Speaking at a weekly Cabinet session on Wednesday, Rouhani suggested that a Biden administration would be closer to pre-Trump era when US policies towards Iran were more “rule-oriented.” Rouhani reiterated that Washington should lift sanctions “because the US ‘maximum pressure’ on Iran had failed but also suggested that a government led by Joe Biden would “return to the previous positions, and that can change the atmosphere.”
Rouhani denied that this required talks with the US, as many analysts and politicians – inside and outside Iran – have argued. “It is not a matter of negotiation with the United States at all, it is a completely different matter,” Rouhani said.
Since President Donald Trump withdrew the US from the 2015 nuclear deal, known as the JCPOA (Joint Comprehensive), and imposed tough sanctions, Iran has taken a series of steps in its atomic work beyond JCPOA limits, including enriching uranium to 4.5% rather than 3.67% and building up fuel stocks to twelve times the permitted level. Tehran has stressed that such steps are easily reversible, an argument that experts generally support although Wendy Sherman, the lead US negotiator in 2015, has suggested the deal cannot be instantly revived.
Rouhani’s expression of optimism reiterated remarks made by Zarif earlier in the day, when the foreign minister suggested the US needed to acknowledge United Nations Security Council Resolution 2231, which endorsed the JCPOA. The resolution, which was unanimously endorsed by the 15 council members on July 20, 2015, set out an inspection process for Iran’s nuclear activities and scheduled the removal of UN sanctions against Iran.

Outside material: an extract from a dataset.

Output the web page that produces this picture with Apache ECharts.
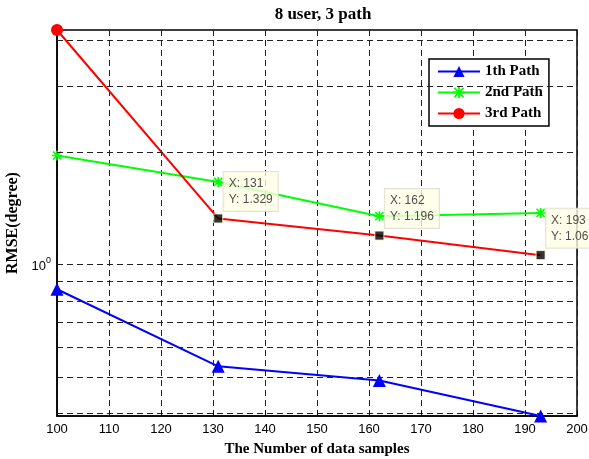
<!DOCTYPE html>
<html>
<head>
<meta charset="utf-8">
<script src="https://cdn.jsdelivr.net/npm/echarts@6/dist/echarts.min.js"></script>
<style>html,body{margin:0;padding:0;background:#fff}#c{width:589px;height:459px}</style>
</head>
<body>
<div id="c"></div>
<script>
var xValues = [100, 131, 162, 193];
var path1 = [0.859, 0.534, 0.489, 0.393];
var path2 = [1.96, 1.665, 1.348, 1.375];
var path3 = [4.25, 1.329, 1.196, 1.06];
var tipX = [131, 162, 193];
var tipY = [1.329, 1.196, 1.06];
var xTicks = [100, 110, 120, 130, 140, 150, 160, 170, 180, 190, 200];
var yGridValues = [0.4, 0.5, 0.6, 0.7, 0.8, 0.9, 1, 2, 3, 4];
var seriesNames = ['1th Path', '2nd Path', '3rd Path'];

var serif = '"Liberation Serif", "Times New Roman", serif';
var sans = '"Liberation Sans", Arial, sans-serif';
var gridDash = { color: '#222', width: 1, type: [6, 4] };
var asterisk = 'path://M0,4.2 L10,4.2 L10,5.8 L0,5.8 Z M4.2,0 L5.8,0 L5.8,10 L4.2,10 Z M1.5,0.4 L9.6,8.5 L8.5,9.6 L0.4,1.5 Z M8.5,0.4 L9.6,1.5 L1.5,9.6 L0.4,8.5 Z';

var chart = echarts.init(document.getElementById('c'), null, { renderer: 'canvas' });
chart.setOption({
  animation: false,
  backgroundColor: '#fff',
  title: {
    text: '8 user, 3 path', left: 318, top: 1, textAlign: 'center',
    textStyle: { fontFamily: serif, fontWeight: 'bold', fontSize: 17, color: '#000' }
  },
  grid: { left: 57, right: 12, top: 30, bottom: 43, containLabel: false, outerBoundsMode: 'none',
    show: true, borderColor: '#000', borderWidth: 1.5, backgroundColor: 'transparent' },
  legend: {
    left: 429, top: 59, orient: 'vertical',
    backgroundColor: '#fff', borderColor: '#000', borderWidth: 1.5,
    padding: [5, 6, 5, 8], itemGap: 6, itemWidth: 42, itemHeight: 14,
    data: seriesNames,
    textStyle: { fontFamily: serif, fontWeight: 'bold', fontSize: 15, color: '#000' }
  },
  xAxis: {
    type: 'value', min: xTicks[0], max: xTicks[xTicks.length - 1], interval: 10,
    name: 'The Number of data samples', nameLocation: 'middle', nameGap: 26,
    nameTextStyle: { fontFamily: serif, fontWeight: 'bold', fontSize: 15, color: '#000' },
    axisLine: { lineStyle: { color: '#000', width: 1.5 } },
    axisTick: { inside: true, length: 5, lineStyle: { color: '#000' } },
    axisLabel: { fontFamily: sans, fontSize: 13, color: '#000', margin: 7 },
    splitLine: { show: true, lineStyle: gridDash }
  },
  yAxis: {
    type: 'log', logBase: 10, min: 0.393, max: 4.25,
    name: 'RMSE(degree)', nameLocation: 'middle', nameGap: 36,
    nameTextStyle: { fontFamily: serif, fontWeight: 'bold', fontSize: 16, color: '#000' },
    axisLine: { show: true, lineStyle: { color: '#000', width: 1.5 } },
    axisTick: { show: false },
    splitLine: { show: false },
    axisLabel: {
      fontFamily: sans, fontSize: 13, color: '#000', margin: 6,
      formatter: function (v) { return Math.abs(v - 1) < 1e-6 ? '{b|10}{s|0}' : ''; },
      rich: {
        b: { fontFamily: sans, fontSize: 13, color: '#000', verticalAlign: 'bottom' },
        s: { fontFamily: sans, fontSize: 9, color: '#000', verticalAlign: 'top', padding: [0, 0, 8, 0] }
      }
    }
  },
  series: [
    {
      name: seriesNames[0], type: 'line', z: 3,
      data: xValues.map(function (x, i) { return [x, path1[i]]; }),
      symbol: 'triangle', symbolSize: 13, showAllSymbol: true,
      lineStyle: { color: '#0000ff', width: 2 }, itemStyle: { color: '#0000ff' },
      markLine: {
        silent: true, symbol: 'none', animation: false,
        label: { show: false }, lineStyle: gridDash,
        data: yGridValues.map(function (v) { return { yAxis: v }; })
      }
    },
    {
      name: seriesNames[1], type: 'line', z: 3,
      data: xValues.map(function (x, i) { return [x, path2[i]]; }),
      symbol: asterisk, symbolSize: 10,
      lineStyle: { color: '#00ff00', width: 2 }, itemStyle: { color: '#00ff00' }
    },
    {
      name: seriesNames[2], type: 'line', z: 4,
      data: xValues.map(function (x, i) { return { value: [x, path3[i]], symbol: i === 0 ? 'circle' : 'none' }; }),
      symbol: 'circle', symbolSize: 12,
      lineStyle: { color: '#ff0000', width: 2 }, itemStyle: { color: '#ff0000' }
    },
    {
      name: 'tips', type: 'scatter', z: 6,
      data: tipX.map(function (x, i) { return [x, tipY[i]]; }),
      symbol: 'rect', symbolSize: 9,
      itemStyle: { color: '#000', borderColor: '#ffffcc', borderWidth: 1 },
      label: {
        show: true, position: [10.5, -41.5], align: 'left', verticalAlign: 'top',
        formatter: function (p) { return 'X: ' + p.value[0] + '\nY: ' + p.value[1]; },
        fontFamily: sans, fontSize: 12, lineHeight: 16, color: '#222',
        backgroundColor: '#ffffe6', borderColor: '#dcdcc8', borderWidth: 1, padding: [4, 5, 3, 5]
      }
    }
  ]
});
</script>
</body>
</html>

In an interview with Iran Newspaper, the administration’s official mouthpiece, published on Wednesday, Zarif said that Iran would quickly reverse the steps that it has taken since the US left the JCPOA in 2018 in return for US acknowledgement of Resolution 2231. Zarif pointed out that “as a member of both the UN and the UN Security Council it cannot call Resolution 2231 illegal.”
Zarif explained that the council decisions were binding on UN member states. “As a UN member the United States must abide by the Resolution 2231 without having to be a member of the JCPOA,” he said. “Japan is not a JCPOA member but is required to abide by Resolution 2231. As I said, what we will do will be swift if they return to the implementations of their commitments, meaning we will return to the implementation of our commitments. This requires no negotiations.”